Detrended Fluctuation Analysis of Systolic Blood Pressure Control Loop
C.E.C. Galhardo, T.J.P.Penna, M. Argollo de Menezes, P.P.S. Soares

TL;DR
This study applies detrended fluctuation analysis to blood pressure data in rats, revealing changes in control dynamics and adaptation after surgical disruption, and proposes a model based on opposing neural forces.
Contribution
It introduces a novel application of DFA to blood pressure regulation, identifying crossover phenomena and modeling the feedback control as a balance of nonlinear antagonistic forces.
Findings
Identified crossover between two scaling regions in blood pressure signals.
Observed adaptation in blood pressure regulation dynamics post-surgery.

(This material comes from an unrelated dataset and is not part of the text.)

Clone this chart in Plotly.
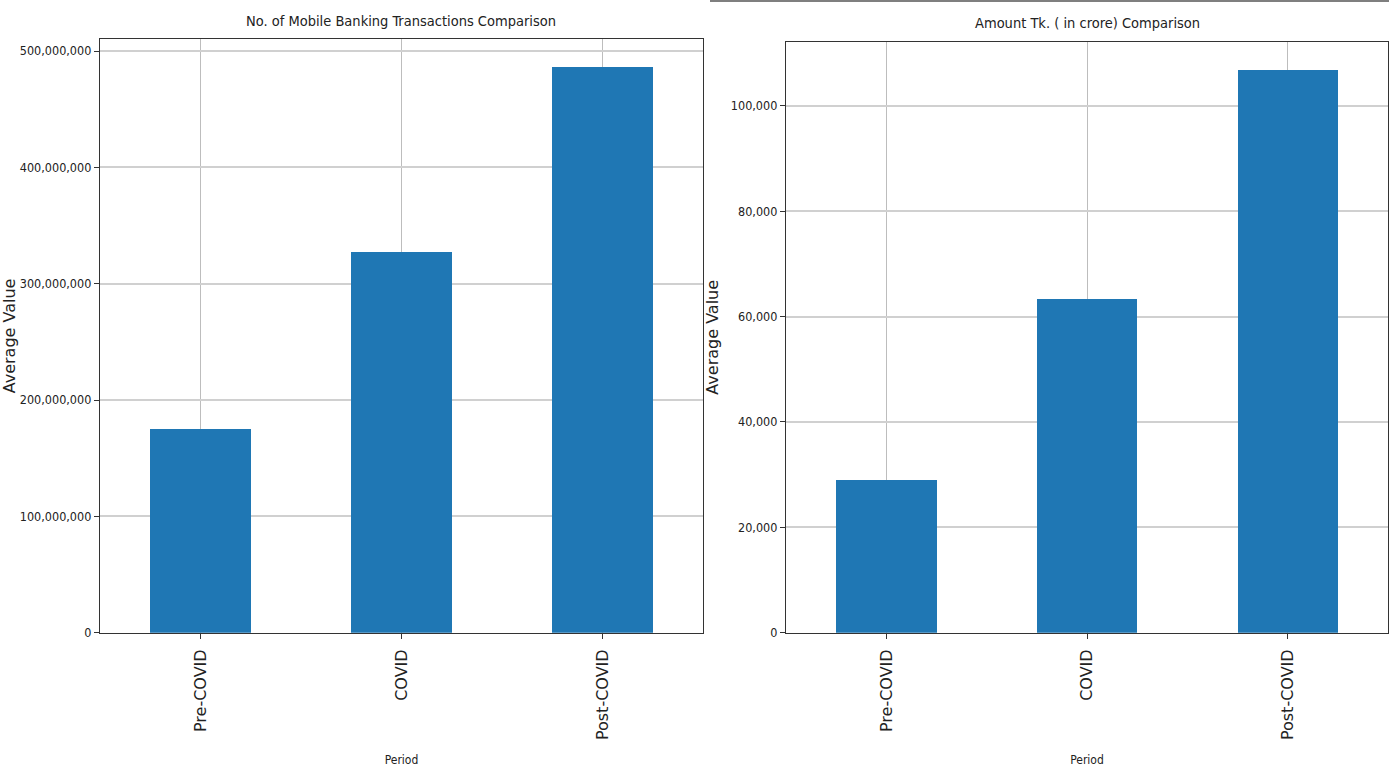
import plotly.graph_objects as go

periods = ["Pre-COVID", "COVID", "Post-COVID"]
transactions = [175_500_000, 327_000_000, 486_000_000]
amount_crore = [29_000, 63_300, 106_800]

left_title = "No. of Mobile Banking Transactions Comparison"
right_title = "Amount Tk. ( in crore) Comparison"
x_title = "Period"
y_title = "Average Value"

W, H = 1389, 777
REF_H = 769
BAR = "#1f77b4"
COND = "DejaVu Sans Condensed, DejaVu Sans, sans-serif"
REG = "DejaVu Sans, sans-serif"

fig = go.Figure()
fig.add_trace(go.Bar(x=periods, y=transactions, marker_color=BAR, marker_line_width=0,
                     width=0.5, xaxis="x", yaxis="y", showlegend=False))
fig.add_trace(go.Bar(x=periods, y=amount_crore, marker_color=BAR, marker_line_width=0,
                     width=0.5, xaxis="x2", yaxis="y2", showlegend=False))

def px(v):
    return v / W

def py(v):
    return 1 - v / REF_H

common_x = dict(
    type="category", range=[-0.5, 2.5], tickangle=-90,
    showline=True, linecolor="#333", linewidth=1.3, mirror=True,
    ticks="outside", ticklen=5, tickcolor="#333",
    showgrid=True, gridcolor="#bdbdbd", gridwidth=1,
    tickfont=dict(family=REG, size=16, color="#222"),
    ticklabelstandoff=4,
    layer="above traces",
    title=dict(text=x_title, font=dict(family=COND, size=12, color="#222"), standoff=16),
)
common_y = dict(
    showline=True, linecolor="#333", linewidth=1.3, mirror=True,
    ticks="outside", ticklen=5, tickcolor="#333",
    showgrid=True, gridcolor="#d0d0d0", gridwidth=1.6,
    tickformat=",d", zeroline=False,
    tickfont=dict(family=COND, size=12.5, color="#222"),
    layer="above traces",
)

ymax1 = max(transactions) * 1.05
ymax2 = max(amount_crore) * 1.05

fig.update_layout(
    width=W, height=H, autosize=False,
    margin=dict(l=0, r=0, t=0, b=0),
    paper_bgcolor="white", plot_bgcolor="white",
    bargap=0,
    xaxis=dict(common_x, domain=[px(100), px(703)], anchor="y"),
    yaxis=dict(common_y, domain=[py(632), py(39)], anchor="x", range=[0, ymax1], dtick=100_000_000,
               title=dict(text=y_title, font=dict(family=REG, size=16, color="#222"), standoff=8)),
    xaxis2=dict(common_x, domain=[px(786), px(1388)], anchor="y2"),
    yaxis2=dict(common_y, domain=[py(632), py(41.7)], anchor="x2", range=[0, ymax2], dtick=20_000,
                title=dict(text=y_title, font=dict(family=REG, size=16, color="#222"), standoff=8)),
    annotations=[
        dict(text=left_title, x=px(401), y=py(21), xref="paper", yref="paper",
             xanchor="center", yanchor="middle", showarrow=False,
             font=dict(family=COND, size=14.5, color="#222")),
        dict(text=right_title, x=px(1087), y=py(23), xref="paper", yref="paper",
             xanchor="center", yanchor="middle", showarrow=False,
             font=dict(family=COND, size=14.5, color="#222")),
    ],
    shapes=[
        dict(type="line", xref="paper", yref="paper", x0=px(710), x1=1, y0=py(1), y1=py(1),
             line=dict(color="#555", width=1.5)),
    ],
)

fig.write_html(
    "out.html",
    config={"responsive": False, "displayModeBar": False},
    post_script="document.body.style.margin='0px';document.body.style.overflow='hidden';",
)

Proposed a simple nonlinear model reproducing DFA crossover features.
Abstract
We use detrended fluctuation analysis (DFA) to study the dynamics of blood pressure oscillations and its feedback control in rats by analyzing systolic pressure time series before and after a surgical procedure that interrupts its control loop. We found, for each situation, a crossover between two scaling regions characterized by exponents that reflect the nature of the feedback control and its range of operation. In addition, we found evidences of adaptation in the dynamics of blood pressure regulation a few days after surgical disruption of its main feedback circuit. Based on the paradigm of antagonistic, bipartite (vagal and sympathetic) action of the central nerve system, we propose a simple model for pressure homeostasis as the balance between two nonlinear opposing forces, successfully reproducing the crossover observed in the DFA of actual pressure signals.